* [TASK DIRECTIONS] Restate the data exactly as given and keep the pictures out.

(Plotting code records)
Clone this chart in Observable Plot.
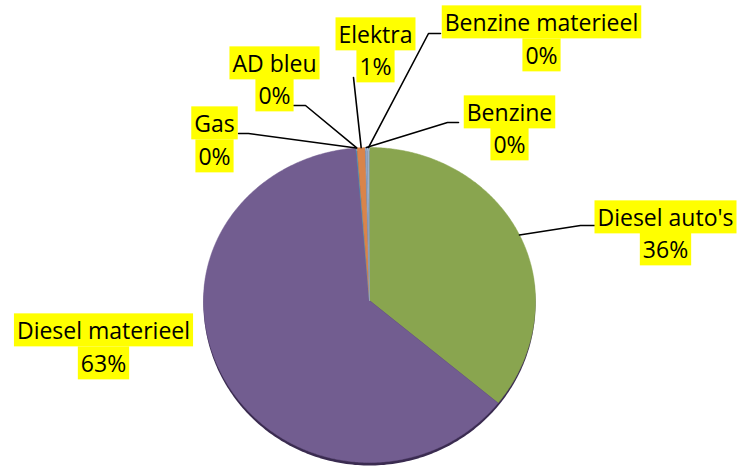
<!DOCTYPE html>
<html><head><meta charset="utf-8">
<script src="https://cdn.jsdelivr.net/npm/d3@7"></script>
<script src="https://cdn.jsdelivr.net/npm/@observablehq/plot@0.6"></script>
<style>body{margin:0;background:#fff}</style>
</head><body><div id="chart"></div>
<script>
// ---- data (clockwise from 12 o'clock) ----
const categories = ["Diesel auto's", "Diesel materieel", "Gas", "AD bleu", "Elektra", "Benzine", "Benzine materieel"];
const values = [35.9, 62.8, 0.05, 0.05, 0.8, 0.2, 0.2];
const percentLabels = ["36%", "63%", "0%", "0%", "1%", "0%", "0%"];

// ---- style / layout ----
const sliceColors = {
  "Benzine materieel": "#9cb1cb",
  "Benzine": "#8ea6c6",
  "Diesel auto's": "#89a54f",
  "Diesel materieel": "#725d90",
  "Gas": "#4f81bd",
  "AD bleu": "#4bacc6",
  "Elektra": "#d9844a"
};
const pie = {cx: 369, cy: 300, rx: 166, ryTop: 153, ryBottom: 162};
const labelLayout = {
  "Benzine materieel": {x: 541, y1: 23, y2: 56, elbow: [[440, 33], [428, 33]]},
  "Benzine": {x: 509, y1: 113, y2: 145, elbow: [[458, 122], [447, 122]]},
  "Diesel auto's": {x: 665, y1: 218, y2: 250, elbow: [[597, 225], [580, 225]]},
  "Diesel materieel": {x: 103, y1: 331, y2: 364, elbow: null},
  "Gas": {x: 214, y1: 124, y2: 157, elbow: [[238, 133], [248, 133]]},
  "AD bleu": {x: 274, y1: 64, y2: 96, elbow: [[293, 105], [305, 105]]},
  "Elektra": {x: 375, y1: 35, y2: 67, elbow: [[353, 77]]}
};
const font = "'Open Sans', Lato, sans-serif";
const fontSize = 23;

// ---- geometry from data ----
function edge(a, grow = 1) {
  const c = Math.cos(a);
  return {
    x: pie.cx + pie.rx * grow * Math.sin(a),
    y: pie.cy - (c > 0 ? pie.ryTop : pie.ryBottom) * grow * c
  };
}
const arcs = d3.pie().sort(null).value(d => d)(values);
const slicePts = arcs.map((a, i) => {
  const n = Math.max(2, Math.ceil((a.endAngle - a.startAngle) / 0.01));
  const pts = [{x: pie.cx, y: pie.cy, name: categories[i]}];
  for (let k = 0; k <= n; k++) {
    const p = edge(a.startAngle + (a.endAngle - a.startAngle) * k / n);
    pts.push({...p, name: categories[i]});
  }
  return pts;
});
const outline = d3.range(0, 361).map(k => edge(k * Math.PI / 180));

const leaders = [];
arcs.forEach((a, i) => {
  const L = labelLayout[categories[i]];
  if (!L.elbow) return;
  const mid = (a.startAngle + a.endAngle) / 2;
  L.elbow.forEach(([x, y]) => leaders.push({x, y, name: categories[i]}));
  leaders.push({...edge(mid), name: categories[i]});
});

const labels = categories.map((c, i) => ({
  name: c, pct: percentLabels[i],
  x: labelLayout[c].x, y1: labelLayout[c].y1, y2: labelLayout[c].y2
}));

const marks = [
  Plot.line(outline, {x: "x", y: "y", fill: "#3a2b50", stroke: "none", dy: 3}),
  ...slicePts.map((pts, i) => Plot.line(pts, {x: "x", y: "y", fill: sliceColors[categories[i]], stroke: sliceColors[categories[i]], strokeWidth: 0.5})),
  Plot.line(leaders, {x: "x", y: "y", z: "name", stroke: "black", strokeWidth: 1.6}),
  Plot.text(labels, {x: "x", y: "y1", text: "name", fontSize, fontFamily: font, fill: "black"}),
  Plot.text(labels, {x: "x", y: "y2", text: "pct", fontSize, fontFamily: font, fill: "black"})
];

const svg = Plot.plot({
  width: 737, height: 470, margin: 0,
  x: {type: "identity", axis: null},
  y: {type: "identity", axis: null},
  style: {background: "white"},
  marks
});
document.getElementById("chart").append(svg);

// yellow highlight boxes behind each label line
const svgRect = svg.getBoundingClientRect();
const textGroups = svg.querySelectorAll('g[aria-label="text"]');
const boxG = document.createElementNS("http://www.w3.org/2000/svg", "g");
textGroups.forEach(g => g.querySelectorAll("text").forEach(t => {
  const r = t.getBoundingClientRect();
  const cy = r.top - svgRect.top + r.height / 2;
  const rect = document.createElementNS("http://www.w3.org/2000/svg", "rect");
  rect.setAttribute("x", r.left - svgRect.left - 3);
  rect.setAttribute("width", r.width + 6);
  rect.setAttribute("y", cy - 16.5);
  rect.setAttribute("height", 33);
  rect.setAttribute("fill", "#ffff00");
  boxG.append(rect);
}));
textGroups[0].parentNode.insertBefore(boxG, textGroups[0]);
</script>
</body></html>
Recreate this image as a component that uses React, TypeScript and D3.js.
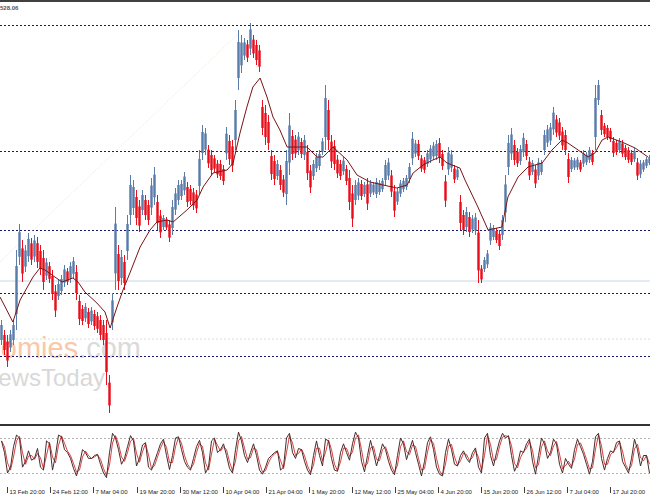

* [TASK RESULT]
Clone this chart in Observable Plot.
<!DOCTYPE html>
<html><head><meta charset="utf-8">
<script src="https://cdn.jsdelivr.net/npm/d3@7"></script>
<script src="https://cdn.jsdelivr.net/npm/@observablehq/plot@0.6"></script>
<style>body{margin:0;background:#fff}</style>
</head><body><div id="chart"></div>
<script>
// ---- data (clockwise from 12 o'clock) ----
const categories = ["Diesel auto's", "Diesel materieel", "Gas", "AD bleu", "Elektra", "Benzine", "Benzine materieel"];
const values = [35.9, 62.8, 0.05, 0.05, 0.8, 0.2, 0.2];
const percentLabels = ["36%", "63%", "0%", "0%", "1%", "0%", "0%"];

// ---- style / layout ----
const sliceColors = {
  "Benzine materieel": "#9cb1cb",
  "Benzine": "#8ea6c6",
  "Diesel auto's": "#89a54f",
  "Diesel materieel": "#725d90",
  "Gas": "#4f81bd",
  "AD bleu": "#4bacc6",
  "Elektra": "#d9844a"
};
const pie = {cx: 369, cy: 300, rx: 166, ryTop: 153, ryBottom: 162};
const labelLayout = {
  "Benzine materieel": {x: 541, y1: 23, y2: 56, elbow: [[440, 33], [428, 33]]},
  "Benzine": {x: 509, y1: 113, y2: 145, elbow: [[458, 122], [447, 122]]},
  "Diesel auto's": {x: 665, y1: 218, y2: 250, elbow: [[597, 225], [580, 225]]},
  "Diesel materieel": {x: 103, y1: 331, y2: 364, elbow: null},
  "Gas": {x: 214, y1: 124, y2: 157, elbow: [[238, 133], [248, 133]]},
  "AD bleu": {x: 274, y1: 64, y2: 96, elbow: [[293, 105], [305, 105]]},
  "Elektra": {x: 375, y1: 35, y2: 67, elbow: [[353, 77]]}
};
const font = "'Open Sans', Lato, sans-serif";
const fontSize = 23;

// ---- geometry from data ----
function edge(a, grow = 1) {
  const c = Math.cos(a);
  return {
    x: pie.cx + pie.rx * grow * Math.sin(a),
    y: pie.cy - (c > 0 ? pie.ryTop : pie.ryBottom) * grow * c
  };
}
const arcs = d3.pie().sort(null).value(d => d)(values);
const slicePts = arcs.map((a, i) => {
  const n = Math.max(2, Math.ceil((a.endAngle - a.startAngle) / 0.01));
  const pts = [{x: pie.cx, y: pie.cy, name: categories[i]}];
  for (let k = 0; k <= n; k++) {
    const p = edge(a.startAngle + (a.endAngle - a.startAngle) * k / n);
    pts.push({...p, name: categories[i]});
  }
  return pts;
});
const outline = d3.range(0, 361).map(k => edge(k * Math.PI / 180));

const leaders = [];
arcs.forEach((a, i) => {
  const L = labelLayout[categories[i]];
  if (!L.elbow) return;
  const mid = (a.startAngle + a.endAngle) / 2;
  L.elbow.forEach(([x, y]) => leaders.push({x, y, name: categories[i]}));
  leaders.push({...edge(mid), name: categories[i]});
});

const labels = categories.map((c, i) => ({
  name: c, pct: percentLabels[i],
  x: labelLayout[c].x, y1: labelLayout[c].y1, y2: labelLayout[c].y2
}));

const marks = [
  Plot.line(outline, {x: "x", y: "y", fill: "#3a2b50", stroke: "none", dy: 3}),
  ...slicePts.map((pts, i) => Plot.line(pts, {x: "x", y: "y", fill: sliceColors[categories[i]], stroke: sliceColors[categories[i]], strokeWidth: 0.5})),
  Plot.line(leaders, {x: "x", y: "y", z: "name", stroke: "black", strokeWidth: 1.6}),
  Plot.text(labels, {x: "x", y: "y1", text: "name", fontSize, fontFamily: font, fill: "black"}),
  Plot.text(labels, {x: "x", y: "y2", text: "pct", fontSize, fontFamily: font, fill: "black"})
];

const svg = Plot.plot({
  width: 737, height: 470, margin: 0,
  x: {type: "identity", axis: null},
  y: {type: "identity", axis: null},
  style: {background: "white"},
  marks
});
document.getElementById("chart").append(svg);

// yellow highlight boxes behind each label line
const svgRect = svg.getBoundingClientRect();
const textGroups = svg.querySelectorAll('g[aria-label="text"]');
const boxG = document.createElementNS("http://www.w3.org/2000/svg", "g");
textGroups.forEach(g => g.querySelectorAll("text").forEach(t => {
  const r = t.getBoundingClientRect();
  const cy = r.top - svgRect.top + r.height / 2;
  const rect = document.createElementNS("http://www.w3.org/2000/svg", "rect");
  rect.setAttribute("x", r.left - svgRect.left - 3);
  rect.setAttribute("width", r.width + 6);
  rect.setAttribute("y", cy - 16.5);
  rect.setAttribute("height", 33);
  rect.setAttribute("fill", "#ffff00");
  boxG.append(rect);
}));
textGroups[0].parentNode.insertBefore(boxG, textGroups[0]);
</script>
</body></html>
Recreate this image as a component that uses React, TypeScript and D3.js.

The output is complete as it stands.